-- START INFORMATION SUPPLIED --

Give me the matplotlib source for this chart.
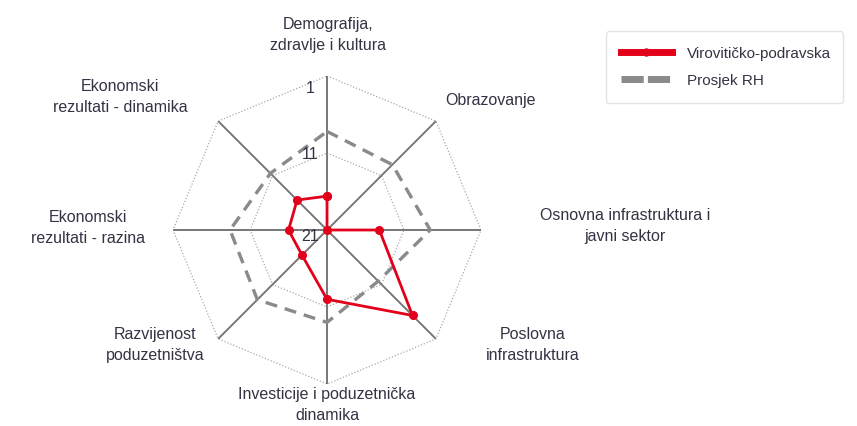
import numpy as np
import matplotlib
matplotlib.use("Agg")
import matplotlib.pyplot as plt
from matplotlib.lines import Line2D

categories = [
    "Demografija,\nzdravlje i kultura",
    "Obrazovanje",
    "Osnovna infrastruktura i\njavni sektor",
    "Poslovna\ninfrastruktura",
    "Investicije i poduzetnička\ndinamika",
    "Razvijenost\npoduzetništva",
    "Ekonomski\nrezultati - razina",
    "Ekonomski\nrezultati - dinamika",
]
county_rank = [16.6, 21, 14.2, 5.3, 12, 16.4, 16, 15.5]
average_rank = [8.2, 9, 7.6, 11.6, 9, 8.2, 8.4, 10.6]
rank_ticks = [1, 11, 21]
series_names = ["Virovitičko-podravska", "Prosjek RH"]

RED = "#e2001a"
GREY = "#8a8a8a"
TEXT = "#333344"

plt.rcParams["font.family"] = ["Liberation Sans", "DejaVu Sans"]
plt.rcParams["font.size"] = 11.5

fig = plt.figure(figsize=(8.57, 4.26), dpi=100)
ax = fig.add_axes([0.2019, 0.0986, 0.3594, 0.723], projection="polar")
ax.set_theta_offset(np.pi / 2)
ax.set_theta_direction(-1)
ax.set_ylim(21, 1)
ax.grid(False)
ax.set_xticks([])
ax.set_yticks([])
ax.spines["polar"].set_visible(False)
ax.patch.set_alpha(0)

n = len(categories)
theta = np.linspace(0, 2 * np.pi, n, endpoint=False)
closed = np.append(theta, theta[0])

# octagonal grid
for r in rank_ticks[:2]:
    ax.plot(closed, [r] * (n + 1), color="#aaaaaa", lw=0.9, ls=(0, (1, 1.5)), zorder=1)
for t in theta:
    ax.plot([t, t], [21, 1], color="#777777", lw=1.4, zorder=2)

ax.plot(closed, average_rank + average_rank[:1], color=GREY, lw=2.4,
        ls=(0, (3.6, 2.4)), zorder=3)
ax.plot(closed, county_rank + county_rank[:1], color=RED, lw=2.0,
        marker="o", markersize=5.5, zorder=4)

for r, dy in zip(rank_ticks, [-13, -2, -7]):
    ax.annotate(str(r), xy=(0, r), xytext=(-17, dy), textcoords="offset pixels",
                ha="center", va="center", color=TEXT, fontsize=11.5)

label_px = [(328, 35), (490, 100), (625, 226), (533, 345), (327, 405),
            (155, 345), (88, 228), (120, 97)]
W, H = 857, 426
for text, (px, py) in zip(categories, label_px):
    fig.text(px / W, 1 - py / H, text, ha="center", va="center",
             color=TEXT, fontsize=11.5, linespacing=1.45)

handles = [
    Line2D([], [], color=RED, lw=5, marker="o", markersize=5),
    Line2D([], [], color=GREY, lw=5, ls=(0, (3.2, 0.6))),
]
leg = fig.legend(handles, series_names, loc="upper left",
                 bbox_to_anchor=(0.698, 0.754, 0.295, 0.19), mode="expand",
                 fontsize=11, frameon=True, fancybox=True, handlelength=3.3,
                 labelspacing=0.85, borderpad=1.0, handletextpad=1.0)
leg.get_frame().set_edgecolor("#dddddd")
leg.get_frame().set_linewidth(1.0)
for t in leg.get_texts():
    t.set_color(TEXT)

fig.savefig("out.png", dpi=100)
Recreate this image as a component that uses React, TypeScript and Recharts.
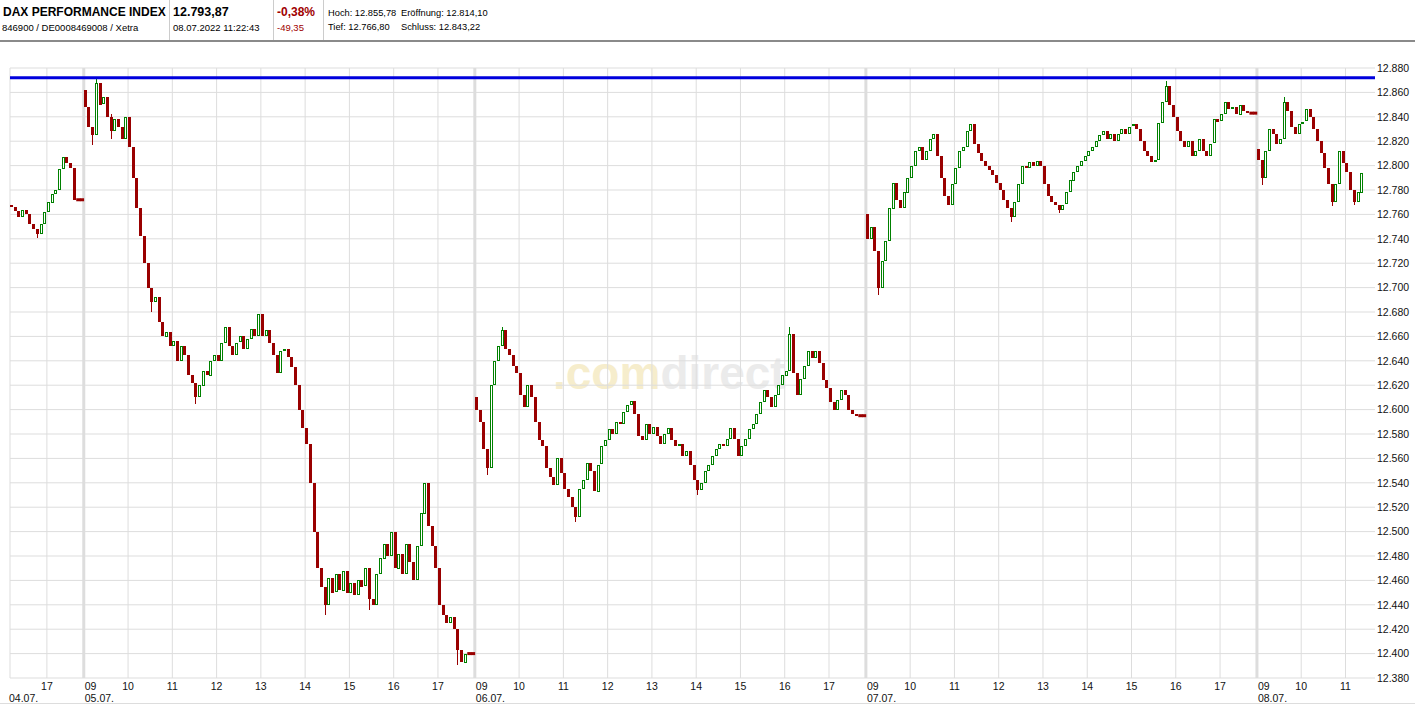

-- END INFORMATION SUPPLIED --

[STATED PROBLEM]:
Omit every picture, then reproduce the rest of the listing exactly.

[RESULT]:
Give me the matplotlib source for this chart.
import numpy as np
import matplotlib
matplotlib.use("Agg")
import matplotlib.pyplot as plt
from matplotlib.lines import Line2D

categories = [
    "Demografija,\nzdravlje i kultura",
    "Obrazovanje",
    "Osnovna infrastruktura i\njavni sektor",
    "Poslovna\ninfrastruktura",
    "Investicije i poduzetnička\ndinamika",
    "Razvijenost\npoduzetništva",
    "Ekonomski\nrezultati - razina",
    "Ekonomski\nrezultati - dinamika",
]
county_rank = [16.6, 21, 14.2, 5.3, 12, 16.4, 16, 15.5]
average_rank = [8.2, 9, 7.6, 11.6, 9, 8.2, 8.4, 10.6]
rank_ticks = [1, 11, 21]
series_names = ["Virovitičko-podravska", "Prosjek RH"]

RED = "#e2001a"
GREY = "#8a8a8a"
TEXT = "#333344"

plt.rcParams["font.family"] = ["Liberation Sans", "DejaVu Sans"]
plt.rcParams["font.size"] = 11.5

fig = plt.figure(figsize=(8.57, 4.26), dpi=100)
ax = fig.add_axes([0.2019, 0.0986, 0.3594, 0.723], projection="polar")
ax.set_theta_offset(np.pi / 2)
ax.set_theta_direction(-1)
ax.set_ylim(21, 1)
ax.grid(False)
ax.set_xticks([])
ax.set_yticks([])
ax.spines["polar"].set_visible(False)
ax.patch.set_alpha(0)

n = len(categories)
theta = np.linspace(0, 2 * np.pi, n, endpoint=False)
closed = np.append(theta, theta[0])

# octagonal grid
for r in rank_ticks[:2]:
    ax.plot(closed, [r] * (n + 1), color="#aaaaaa", lw=0.9, ls=(0, (1, 1.5)), zorder=1)
for t in theta:
    ax.plot([t, t], [21, 1], color="#777777", lw=1.4, zorder=2)

ax.plot(closed, average_rank + average_rank[:1], color=GREY, lw=2.4,
        ls=(0, (3.6, 2.4)), zorder=3)
ax.plot(closed, county_rank + county_rank[:1], color=RED, lw=2.0,
        marker="o", markersize=5.5, zorder=4)

for r, dy in zip(rank_ticks, [-13, -2, -7]):
    ax.annotate(str(r), xy=(0, r), xytext=(-17, dy), textcoords="offset pixels",
                ha="center", va="center", color=TEXT, fontsize=11.5)

label_px = [(328, 35), (490, 100), (625, 226), (533, 345), (327, 405),
            (155, 345), (88, 228), (120, 97)]
W, H = 857, 426
for text, (px, py) in zip(categories, label_px):
    fig.text(px / W, 1 - py / H, text, ha="center", va="center",
             color=TEXT, fontsize=11.5, linespacing=1.45)

handles = [
    Line2D([], [], color=RED, lw=5, marker="o", markersize=5),
    Line2D([], [], color=GREY, lw=5, ls=(0, (3.2, 0.6))),
]
leg = fig.legend(handles, series_names, loc="upper left",
                 bbox_to_anchor=(0.698, 0.754, 0.295, 0.19), mode="expand",
                 fontsize=11, frameon=True, fancybox=True, handlelength=3.3,
                 labelspacing=0.85, borderpad=1.0, handletextpad=1.0)
leg.get_frame().set_edgecolor("#dddddd")
leg.get_frame().set_linewidth(1.0)
for t in leg.get_texts():
    t.set_color(TEXT)

fig.savefig("out.png", dpi=100)
Recreate this image as a component that uses React, TypeScript and Recharts.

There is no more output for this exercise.